Перемены в сторону полной дискредитации Византии в ее восприятии на Западе произошли отчасти под влиянием Реформации, отвергшей авторитет Предания и, значит, авторитет как греческой, так и латинской патристики, но, самым радикальным образом, вследствие распространения антихристианской идеологии в век так называемого «Просвещения». В византологии этот катастрофический рубеж, положивший начало апостасии в среде западной «интеллигенции», обозначен многотомной «Историей упадка и разрушения Римской Империи» Э. Гиббона, в которой черным по белому был провозглашен ложный с разных точек зрения, в том числе и академически-исторической, тезис о том, что христианство стало главной причиной разрушения Римской Империи. В концепции Гиббона Византия – это Римская Империя эпохи ее упадка. Историософская схема Гиббона надолго стала господствующей в западной исторической науке, в западной идеологии, в расхожем общественном мнении.
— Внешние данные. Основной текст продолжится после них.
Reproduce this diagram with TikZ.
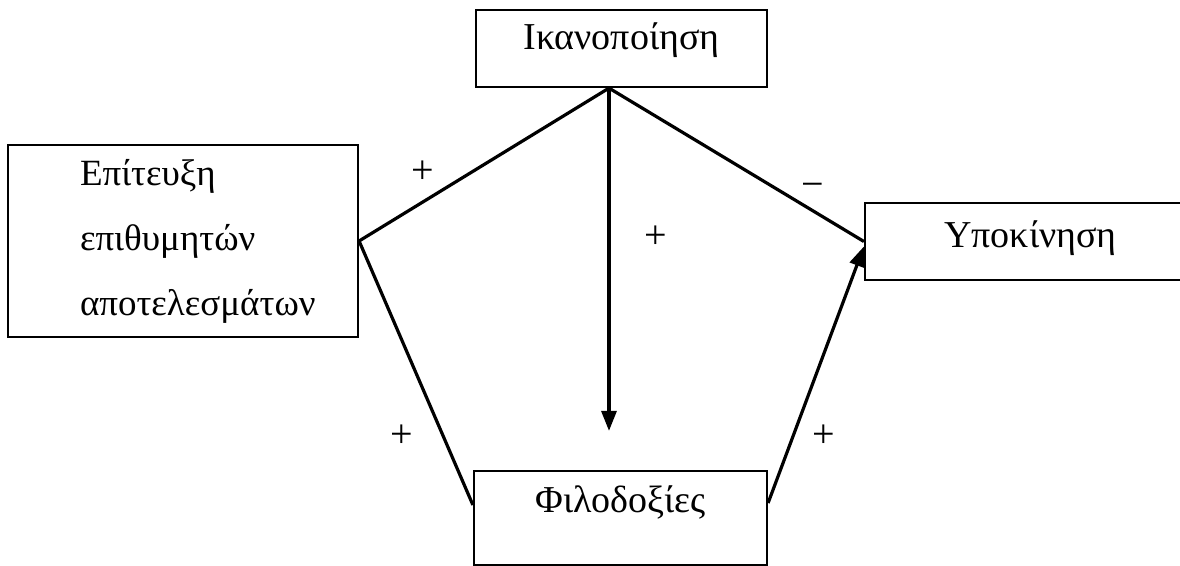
\documentclass[tikz,border=0pt]{standalone}
\usepackage{fontspec}
\setmainfont{Liberation Serif}
\usetikzlibrary{arrows.meta,positioning}

\begin{document}
\begin{tikzpicture}[
    x=0.5pt, y=-0.5pt,
    box/.style={draw, line width=1.1pt, align=center, inner sep=0pt, font=\fontsize{19pt}{23pt}\selectfont},
    con/.style={line width=1.6pt},
    arr/.style={con, -{Triangle[length=10pt, width=7.5pt]}},
    lbl/.style={inner sep=0pt, font=\fontsize{20pt}{23pt}\selectfont}
]
\clip (0,0) rectangle (1180,566);
\node[box, minimum width=145.5pt, minimum height=38.5pt, text height=10pt, text depth=8.5pt] (sat) at (621.5,48.5) {Ικανοποίηση};
\node[box, minimum width=175pt, minimum height=96pt, inner xsep=36pt, text width=103pt, align=flush left, font=\fontsize{18.5pt}{32.5pt}\selectfont] (ach) at (183,241) {Επίτευξη\\επιθυμητών\\αποτελεσμάτων};
\node[box, minimum width=165.5pt, minimum height=38.5pt, text height=10pt, text depth=3.5pt] (mot) at (1030.5,241.5) {Υποκίνηση};
\node[box, minimum width=146.5pt, minimum height=47pt, text height=10pt, text depth=15pt] (amb) at (620.5,518) {Φιλοδοξίες};

\draw[con] ([xshift=-6.25pt]sat.south) -- node[lbl, pos=0.745, yshift=14.75pt] {+} (ach.east);
\draw[con] ([xshift=-6.25pt]sat.south) -- node[lbl, pos=0.8, yshift=10pt] {−} (mot.west);
\draw[arr] ([xshift=-6.25pt]sat.south) -- node[lbl, pos=0.435, xshift=23.5pt] {+} ([shift={(-5.75pt,19.5pt)}]amb.north);
\draw[con] (ach.east) -- node[lbl, pos=0.74, xshift=-20.8pt] {+} ([yshift=6.5pt]amb.west);
\draw[arr] ([yshift=7.5pt]amb.east) -- node[lbl, pos=0.26, xshift=15.4pt] {+} ([yshift=-2.5pt]mot.west);
\end{tikzpicture}
\end{document}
Так формировалась византинофобия, проникшая в общественное сознание западноевропейских народов настолько глубоко, что сами слова «византизм» или «византинизм», за рамками научной византинистики, приобрели на разных языках – немецком (Byzantinismus), итальянском (bisantismo), английском (byzantism) – резко негативную семантику, обозначая деспотизм, обскурантизм, раболепство, лицемерие, коварство, интриганство, в сфере интеллектуальной – педантизм, начетничество, буквоедство, в эстетике – вычурность, манерность.
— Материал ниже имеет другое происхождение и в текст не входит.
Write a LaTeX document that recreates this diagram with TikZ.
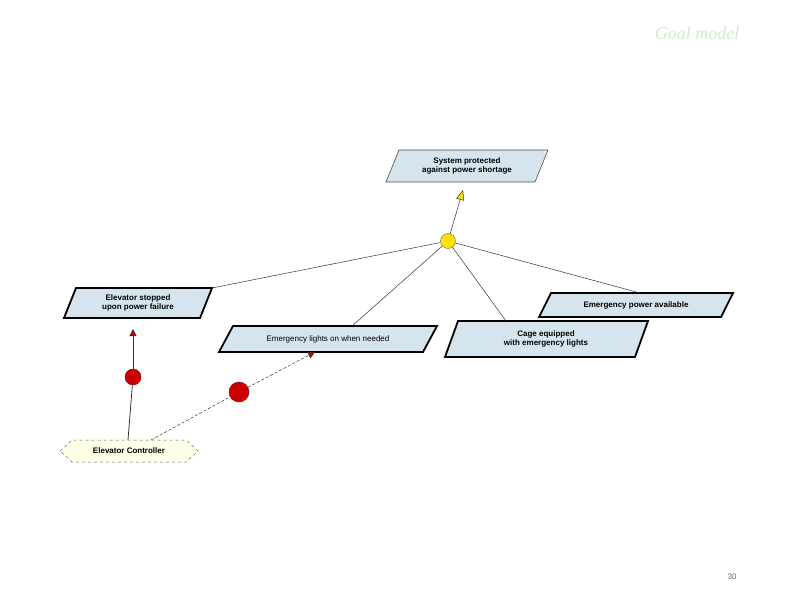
\documentclass[tikz,border=0pt]{standalone}
\usepackage{fontspec}
\setmainfont{Liberation Serif}
\newfontfamily\arialf{Liberation Sans}
\usetikzlibrary{arrows.meta}
\definecolor{goalfill}{RGB}{214,228,238}
\definecolor{ttl}{RGB}{205,235,205}
\begin{document}
\begin{tikzpicture}[x=1pt,y=-1pt,
  goal/.style={fill=goalfill,draw=black,line width=1.8pt},
  lbl/.style={font=\arialf\bfseries\fontsize{8}{9}\selectfont,align=center,inner sep=0},
  lnk/.style={draw=black!80,line width=0.5pt},
  redag/.style={circle,fill=red!80!black,draw=red!50!black,inner sep=0},
  redtip/.style={-{Triangle[length=7pt,width=7pt,fill=red!80!black]}}]
\useasboundingbox (0,0) rectangle (792,612);
\node[font=\itshape\fontsize{18}{20}\selectfont,text=ttl] (title) at (697,33) {Goal model};
\node[font=\arialf\fontsize{8}{9}\selectfont,text=black!60] (pg) at (732,577) {30};
% goals
\draw[fill=goalfill,draw=black!70,line width=0.6pt] (399,150)--(548,150)--(535,182)--(386,182)--cycle;
\node[lbl] (top) at (467,166) {System protected\\against power shortage};
\draw[goal] (76,288)--(212,288)--(200,318)--(64,318)--cycle;
\node[lbl] (es) at (138,303) {Elevator stopped\\upon power failure};
\draw[goal] (233,326)--(437,326)--(423,352)--(219,352)--cycle;
\node[lbl,font=\arialf\fontsize{8}{9}\selectfont] (el) at (328,339) {Emergency lights on when needed};
\draw[goal] (458,321)--(648,321)--(635,357)--(445,357)--cycle;
\node[lbl] (cage) at (546,339) {Cage equipped\\with emergency lights};
\draw[goal] (551,293)--(733,293)--(721,317)--(539,317)--cycle;
\node[lbl] (ep) at (636,305) {Emergency power available};
% agent
\draw[fill=yellow!10,draw=black!60,dashed,line width=0.5pt] (60,451)--(72,440)--(186,440)--(198,451)--(186,462)--(72,462)--cycle;
\node[lbl] (ctrl) at (129,451) {Elevator Controller};
% refinement
\node[circle,fill=yellow!85!orange,draw=black!60,minimum size=15pt,inner sep=0] (ref) at (448,241) {};
\coordinate (topin) at (463,190);
\draw[lnk,-{Triangle[open,length=10pt,width=8pt,fill=yellow!80!orange]}] (ref) -- (topin);
\coordinate (esc) at (212,288);
\coordinate (elc) at (352,326);
\coordinate (cagec) at (506,321);
\coordinate (epc) at (640,293);
\draw[lnk] (ref) -- (esc);
\draw[lnk] (ref) -- (elc);
\draw[lnk] (ref) -- (cagec);
\draw[lnk] (ref) -- (epc);
% responsibility
\node[redag,minimum size=16pt] (r1) at (133,377) {};
\node[redag,minimum size=20pt] (r2) at (239,392) {};
\coordinate (c1) at (128,440);
\coordinate (c2) at (151,440);
\coordinate (t1) at (133,329);
\coordinate (t2) at (315,352);
\draw[lnk,line width=0.8pt] (c1) -- (r1);
\draw[lnk,line width=0.8pt,redtip] (r1) -- (t1);
\draw[lnk,densely dashed] (c2) -- (r2);
\draw[lnk,densely dashed,redtip] (r2) -- (t2);
\end{tikzpicture}
\end{document}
Место поверженной Византии, Нового Рима, в расхожем западном восприятии заняла ее наследница Москва
Но к исчезнувшему противнику невозможно испытывать пламенную вражду. Место поверженной Византии, Нового Рима, в расхожем западном восприятии заняла ее наследница Москва, Россия, Третий Рим. В наш век, в эпоху массовой апостасии на Западе, неприязнь к Третьему Риму возгревается уже не католицизмом, как это было в прошлом, а проистекает из отторжения самых основ христианства, Евангельского учения, традиционной морали. И хотя у нас не все еще рудименты былого атеистического помрачения изжиты и устранены, Россия становится оплотом традиционных христианских ценностей в современном мире. Как же после этого должны воспринимать ее строители «дивного нового мира», в котором сорваны будут все религиозные и нравственные тормоза.